Tally the lines holding the string "matplotlib" and reply with that number alone.

══════

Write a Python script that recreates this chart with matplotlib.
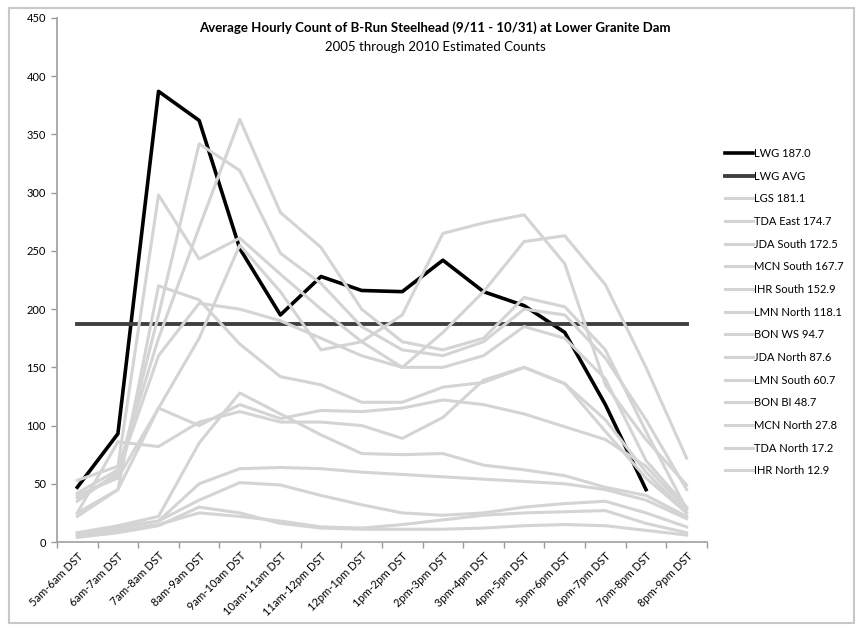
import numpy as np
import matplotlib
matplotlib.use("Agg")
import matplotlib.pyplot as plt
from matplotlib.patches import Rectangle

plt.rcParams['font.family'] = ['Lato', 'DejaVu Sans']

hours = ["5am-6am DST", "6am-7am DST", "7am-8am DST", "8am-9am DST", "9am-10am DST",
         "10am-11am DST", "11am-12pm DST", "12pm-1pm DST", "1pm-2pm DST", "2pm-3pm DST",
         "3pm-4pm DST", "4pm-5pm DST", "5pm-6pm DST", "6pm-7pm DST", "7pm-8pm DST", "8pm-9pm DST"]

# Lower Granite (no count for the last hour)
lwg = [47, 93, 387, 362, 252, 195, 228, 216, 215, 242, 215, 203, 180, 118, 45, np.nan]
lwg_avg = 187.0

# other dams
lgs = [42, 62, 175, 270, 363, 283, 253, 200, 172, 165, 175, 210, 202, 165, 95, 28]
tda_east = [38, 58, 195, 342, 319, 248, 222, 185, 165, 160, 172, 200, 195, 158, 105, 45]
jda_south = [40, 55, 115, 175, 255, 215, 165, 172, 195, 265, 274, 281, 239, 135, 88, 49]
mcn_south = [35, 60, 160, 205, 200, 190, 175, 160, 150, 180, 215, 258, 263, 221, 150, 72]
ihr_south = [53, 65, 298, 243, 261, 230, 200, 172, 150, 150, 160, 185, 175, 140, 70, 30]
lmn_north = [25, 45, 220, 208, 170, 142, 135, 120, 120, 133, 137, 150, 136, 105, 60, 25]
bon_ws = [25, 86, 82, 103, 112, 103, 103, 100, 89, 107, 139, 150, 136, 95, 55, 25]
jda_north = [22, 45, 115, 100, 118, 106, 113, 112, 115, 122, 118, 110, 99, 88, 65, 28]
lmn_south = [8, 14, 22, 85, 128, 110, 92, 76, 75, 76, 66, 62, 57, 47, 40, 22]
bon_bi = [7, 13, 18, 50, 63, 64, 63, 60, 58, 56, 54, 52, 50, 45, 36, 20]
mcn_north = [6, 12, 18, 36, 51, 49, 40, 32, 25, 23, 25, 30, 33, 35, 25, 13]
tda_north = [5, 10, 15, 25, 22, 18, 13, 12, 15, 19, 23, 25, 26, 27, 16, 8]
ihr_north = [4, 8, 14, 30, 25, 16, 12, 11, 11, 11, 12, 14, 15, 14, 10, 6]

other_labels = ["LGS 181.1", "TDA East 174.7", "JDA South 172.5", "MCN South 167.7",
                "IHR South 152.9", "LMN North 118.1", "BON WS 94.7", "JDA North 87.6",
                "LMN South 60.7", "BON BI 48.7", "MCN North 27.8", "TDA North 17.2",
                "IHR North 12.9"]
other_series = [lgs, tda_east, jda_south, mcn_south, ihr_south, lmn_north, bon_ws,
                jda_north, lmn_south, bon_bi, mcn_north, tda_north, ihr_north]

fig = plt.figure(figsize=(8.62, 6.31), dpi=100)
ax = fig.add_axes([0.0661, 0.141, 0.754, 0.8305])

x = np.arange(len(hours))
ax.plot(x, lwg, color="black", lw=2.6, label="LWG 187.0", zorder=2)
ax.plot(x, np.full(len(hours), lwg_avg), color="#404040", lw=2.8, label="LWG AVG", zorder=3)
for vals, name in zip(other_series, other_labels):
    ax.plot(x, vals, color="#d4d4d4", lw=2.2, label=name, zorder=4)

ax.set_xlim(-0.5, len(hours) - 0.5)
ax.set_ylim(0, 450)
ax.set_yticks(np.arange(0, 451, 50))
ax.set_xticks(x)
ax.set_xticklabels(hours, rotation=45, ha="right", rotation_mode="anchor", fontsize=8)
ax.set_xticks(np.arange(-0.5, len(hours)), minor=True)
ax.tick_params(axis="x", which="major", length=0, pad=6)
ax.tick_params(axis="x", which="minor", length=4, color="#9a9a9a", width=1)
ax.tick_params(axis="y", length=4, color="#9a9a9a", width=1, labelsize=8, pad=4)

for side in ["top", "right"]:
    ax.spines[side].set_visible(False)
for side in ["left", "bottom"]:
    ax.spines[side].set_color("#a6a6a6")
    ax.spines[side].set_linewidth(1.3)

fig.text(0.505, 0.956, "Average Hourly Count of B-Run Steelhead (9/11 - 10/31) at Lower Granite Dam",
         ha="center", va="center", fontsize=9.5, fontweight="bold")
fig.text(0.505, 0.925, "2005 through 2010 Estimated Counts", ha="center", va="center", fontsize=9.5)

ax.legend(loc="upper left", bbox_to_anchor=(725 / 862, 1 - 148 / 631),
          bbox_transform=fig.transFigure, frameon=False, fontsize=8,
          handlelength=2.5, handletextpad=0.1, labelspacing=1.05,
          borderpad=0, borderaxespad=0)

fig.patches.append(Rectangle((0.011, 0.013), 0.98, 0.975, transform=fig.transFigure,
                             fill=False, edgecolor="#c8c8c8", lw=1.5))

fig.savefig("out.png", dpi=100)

══════

• [Task solution]: 5